• _The request_
Pictures in the entries below are excluded; copy only the lines from the one containing "Write a Python" to the one containing "capsize=5.5, capthick=1.9, zorder=3)", both included.

(Records with drawing code)
Start

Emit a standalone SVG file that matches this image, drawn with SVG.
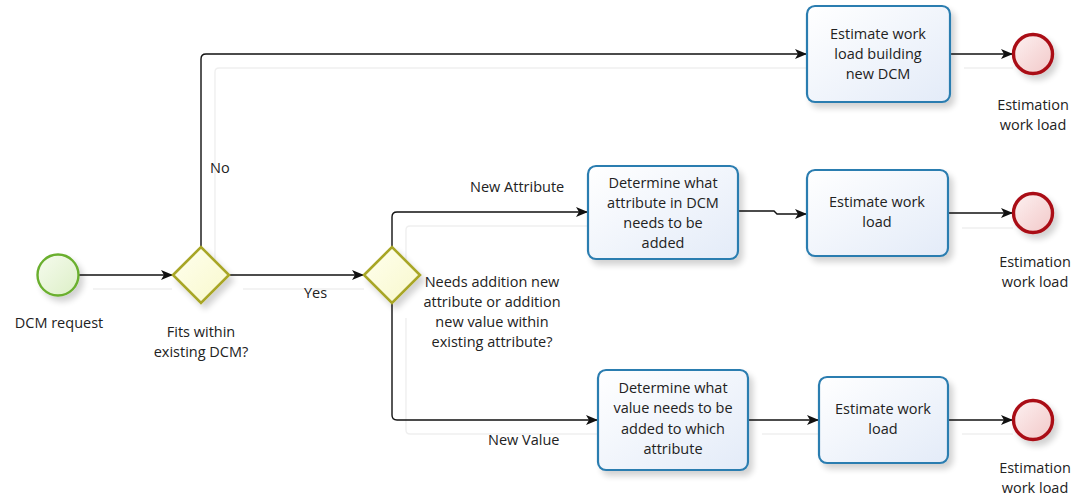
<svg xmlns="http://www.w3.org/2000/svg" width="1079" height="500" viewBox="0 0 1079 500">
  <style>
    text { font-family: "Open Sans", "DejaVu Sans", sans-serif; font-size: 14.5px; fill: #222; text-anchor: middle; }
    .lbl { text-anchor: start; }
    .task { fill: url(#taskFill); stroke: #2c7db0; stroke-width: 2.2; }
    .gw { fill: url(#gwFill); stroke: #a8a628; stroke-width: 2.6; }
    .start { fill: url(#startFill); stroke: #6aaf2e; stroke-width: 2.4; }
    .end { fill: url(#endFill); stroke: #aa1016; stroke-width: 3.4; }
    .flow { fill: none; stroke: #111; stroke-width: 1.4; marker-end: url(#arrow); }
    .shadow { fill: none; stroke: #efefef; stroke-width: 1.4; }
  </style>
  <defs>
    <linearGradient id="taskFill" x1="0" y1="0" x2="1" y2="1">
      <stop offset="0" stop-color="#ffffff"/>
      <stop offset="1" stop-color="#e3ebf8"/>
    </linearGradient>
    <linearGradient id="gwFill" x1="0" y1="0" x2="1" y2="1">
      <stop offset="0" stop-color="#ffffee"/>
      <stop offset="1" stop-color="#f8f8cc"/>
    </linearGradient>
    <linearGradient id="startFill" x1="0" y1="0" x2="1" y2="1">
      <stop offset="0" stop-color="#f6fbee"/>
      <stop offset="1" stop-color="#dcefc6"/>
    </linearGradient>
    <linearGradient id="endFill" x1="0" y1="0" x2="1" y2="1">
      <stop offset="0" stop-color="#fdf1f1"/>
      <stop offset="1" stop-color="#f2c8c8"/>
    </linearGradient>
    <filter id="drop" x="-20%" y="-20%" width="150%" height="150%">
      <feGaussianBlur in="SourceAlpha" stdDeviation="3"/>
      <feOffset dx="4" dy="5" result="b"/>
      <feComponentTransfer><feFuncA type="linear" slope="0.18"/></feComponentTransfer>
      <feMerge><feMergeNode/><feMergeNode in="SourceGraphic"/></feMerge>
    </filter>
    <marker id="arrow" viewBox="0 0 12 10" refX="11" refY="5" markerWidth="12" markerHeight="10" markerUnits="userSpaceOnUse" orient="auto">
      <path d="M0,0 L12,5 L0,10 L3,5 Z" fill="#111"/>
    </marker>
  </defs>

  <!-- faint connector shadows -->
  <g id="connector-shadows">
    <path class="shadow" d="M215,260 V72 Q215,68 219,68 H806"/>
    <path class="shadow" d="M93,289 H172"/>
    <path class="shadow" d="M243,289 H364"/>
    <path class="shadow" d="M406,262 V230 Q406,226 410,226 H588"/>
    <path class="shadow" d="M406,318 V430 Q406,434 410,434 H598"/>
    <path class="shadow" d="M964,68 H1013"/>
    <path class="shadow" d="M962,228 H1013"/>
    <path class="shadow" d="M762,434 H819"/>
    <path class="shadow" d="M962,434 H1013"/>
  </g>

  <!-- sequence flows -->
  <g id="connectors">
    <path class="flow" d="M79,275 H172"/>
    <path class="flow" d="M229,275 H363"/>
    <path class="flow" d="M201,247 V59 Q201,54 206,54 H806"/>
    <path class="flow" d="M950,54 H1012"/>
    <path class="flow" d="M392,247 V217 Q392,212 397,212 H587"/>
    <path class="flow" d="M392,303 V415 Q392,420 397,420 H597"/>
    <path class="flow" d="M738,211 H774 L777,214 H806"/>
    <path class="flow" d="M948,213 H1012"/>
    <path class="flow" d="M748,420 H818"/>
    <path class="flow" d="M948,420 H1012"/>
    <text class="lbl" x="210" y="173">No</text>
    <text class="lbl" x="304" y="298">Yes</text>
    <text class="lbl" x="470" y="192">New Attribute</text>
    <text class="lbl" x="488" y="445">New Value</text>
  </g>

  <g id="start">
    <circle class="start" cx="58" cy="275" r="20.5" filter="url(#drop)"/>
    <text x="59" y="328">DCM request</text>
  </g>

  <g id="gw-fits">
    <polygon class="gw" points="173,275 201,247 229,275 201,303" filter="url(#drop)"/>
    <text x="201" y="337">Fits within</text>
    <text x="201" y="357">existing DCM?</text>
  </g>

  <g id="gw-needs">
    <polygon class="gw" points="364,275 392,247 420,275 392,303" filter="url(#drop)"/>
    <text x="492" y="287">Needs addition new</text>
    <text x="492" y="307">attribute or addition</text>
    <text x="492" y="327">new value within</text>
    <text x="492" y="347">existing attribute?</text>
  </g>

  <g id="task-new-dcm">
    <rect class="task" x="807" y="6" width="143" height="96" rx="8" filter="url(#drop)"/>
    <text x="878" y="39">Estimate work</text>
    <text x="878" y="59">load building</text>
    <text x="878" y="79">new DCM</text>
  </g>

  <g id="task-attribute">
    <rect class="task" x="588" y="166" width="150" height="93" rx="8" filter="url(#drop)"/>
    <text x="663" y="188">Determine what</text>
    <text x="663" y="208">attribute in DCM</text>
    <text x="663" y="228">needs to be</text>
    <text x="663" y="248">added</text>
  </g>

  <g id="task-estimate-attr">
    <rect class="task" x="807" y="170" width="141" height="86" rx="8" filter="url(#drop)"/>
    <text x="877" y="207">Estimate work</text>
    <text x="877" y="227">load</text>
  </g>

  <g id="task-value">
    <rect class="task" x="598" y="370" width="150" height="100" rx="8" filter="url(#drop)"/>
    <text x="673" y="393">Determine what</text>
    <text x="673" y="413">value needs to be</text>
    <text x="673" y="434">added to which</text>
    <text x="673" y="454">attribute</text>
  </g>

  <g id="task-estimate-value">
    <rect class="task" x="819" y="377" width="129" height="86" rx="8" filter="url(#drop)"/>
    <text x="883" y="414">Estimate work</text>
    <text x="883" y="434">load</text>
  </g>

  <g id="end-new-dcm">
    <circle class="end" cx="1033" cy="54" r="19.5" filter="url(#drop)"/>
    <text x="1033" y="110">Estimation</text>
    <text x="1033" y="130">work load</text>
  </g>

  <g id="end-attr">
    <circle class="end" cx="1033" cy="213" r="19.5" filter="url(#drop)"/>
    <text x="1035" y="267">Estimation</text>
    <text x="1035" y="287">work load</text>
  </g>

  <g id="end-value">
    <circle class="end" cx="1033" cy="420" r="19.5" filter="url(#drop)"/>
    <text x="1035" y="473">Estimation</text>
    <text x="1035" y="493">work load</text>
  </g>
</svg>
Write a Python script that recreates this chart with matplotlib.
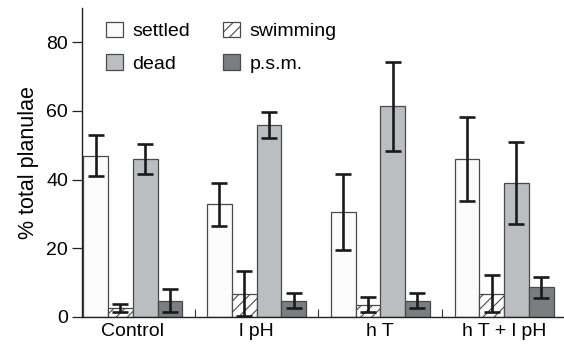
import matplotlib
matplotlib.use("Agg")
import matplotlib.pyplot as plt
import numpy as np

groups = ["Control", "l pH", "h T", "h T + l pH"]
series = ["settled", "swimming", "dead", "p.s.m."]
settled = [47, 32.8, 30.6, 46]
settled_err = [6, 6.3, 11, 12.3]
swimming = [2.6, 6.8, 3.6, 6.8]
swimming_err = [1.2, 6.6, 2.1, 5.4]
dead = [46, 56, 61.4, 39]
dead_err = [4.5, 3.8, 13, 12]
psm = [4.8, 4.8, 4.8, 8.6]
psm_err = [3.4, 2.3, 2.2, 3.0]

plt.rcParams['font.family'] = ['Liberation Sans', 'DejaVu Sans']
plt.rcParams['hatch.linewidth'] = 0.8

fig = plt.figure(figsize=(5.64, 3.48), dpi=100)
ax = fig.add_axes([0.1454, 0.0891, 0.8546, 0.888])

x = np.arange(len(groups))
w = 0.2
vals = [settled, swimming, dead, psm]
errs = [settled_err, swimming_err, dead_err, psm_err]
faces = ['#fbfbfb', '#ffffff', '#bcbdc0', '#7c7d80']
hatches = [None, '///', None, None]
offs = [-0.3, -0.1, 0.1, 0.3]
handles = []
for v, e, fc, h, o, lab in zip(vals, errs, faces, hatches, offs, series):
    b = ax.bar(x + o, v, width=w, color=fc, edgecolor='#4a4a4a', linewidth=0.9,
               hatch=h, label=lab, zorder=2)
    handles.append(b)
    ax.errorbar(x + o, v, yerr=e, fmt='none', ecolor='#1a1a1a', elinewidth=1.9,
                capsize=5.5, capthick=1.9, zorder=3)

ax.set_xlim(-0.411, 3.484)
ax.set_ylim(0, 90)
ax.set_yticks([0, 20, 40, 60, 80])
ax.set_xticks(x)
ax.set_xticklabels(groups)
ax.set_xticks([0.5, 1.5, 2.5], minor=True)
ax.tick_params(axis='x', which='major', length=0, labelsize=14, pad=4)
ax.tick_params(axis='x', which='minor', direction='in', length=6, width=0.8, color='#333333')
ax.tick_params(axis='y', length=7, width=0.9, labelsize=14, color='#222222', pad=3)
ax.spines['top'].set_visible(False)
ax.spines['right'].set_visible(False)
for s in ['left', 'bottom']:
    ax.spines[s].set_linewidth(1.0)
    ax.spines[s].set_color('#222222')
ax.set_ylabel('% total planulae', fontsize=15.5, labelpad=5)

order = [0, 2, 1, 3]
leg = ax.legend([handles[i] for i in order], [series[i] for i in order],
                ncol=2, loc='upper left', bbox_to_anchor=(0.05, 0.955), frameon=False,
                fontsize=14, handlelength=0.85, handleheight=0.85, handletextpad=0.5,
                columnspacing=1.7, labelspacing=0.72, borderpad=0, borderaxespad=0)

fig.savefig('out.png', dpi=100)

End

• _Full solution_
Write a Python script that recreates this chart with matplotlib.
import matplotlib
matplotlib.use("Agg")
import matplotlib.pyplot as plt
import numpy as np

groups = ["Control", "l pH", "h T", "h T + l pH"]
series = ["settled", "swimming", "dead", "p.s.m."]
settled = [47, 32.8, 30.6, 46]
settled_err = [6, 6.3, 11, 12.3]
swimming = [2.6, 6.8, 3.6, 6.8]
swimming_err = [1.2, 6.6, 2.1, 5.4]
dead = [46, 56, 61.4, 39]
dead_err = [4.5, 3.8, 13, 12]
psm = [4.8, 4.8, 4.8, 8.6]
psm_err = [3.4, 2.3, 2.2, 3.0]

plt.rcParams['font.family'] = ['Liberation Sans', 'DejaVu Sans']
plt.rcParams['hatch.linewidth'] = 0.8

fig = plt.figure(figsize=(5.64, 3.48), dpi=100)
ax = fig.add_axes([0.1454, 0.0891, 0.8546, 0.888])

x = np.arange(len(groups))
w = 0.2
vals = [settled, swimming, dead, psm]
errs = [settled_err, swimming_err, dead_err, psm_err]
faces = ['#fbfbfb', '#ffffff', '#bcbdc0', '#7c7d80']
hatches = [None, '///', None, None]
offs = [-0.3, -0.1, 0.1, 0.3]
handles = []
for v, e, fc, h, o, lab in zip(vals, errs, faces, hatches, offs, series):
    b = ax.bar(x + o, v, width=w, color=fc, edgecolor='#4a4a4a', linewidth=0.9,
               hatch=h, label=lab, zorder=2)
    handles.append(b)
    ax.errorbar(x + o, v, yerr=e, fmt='none', ecolor='#1a1a1a', elinewidth=1.9,
                capsize=5.5, capthick=1.9, zorder=3)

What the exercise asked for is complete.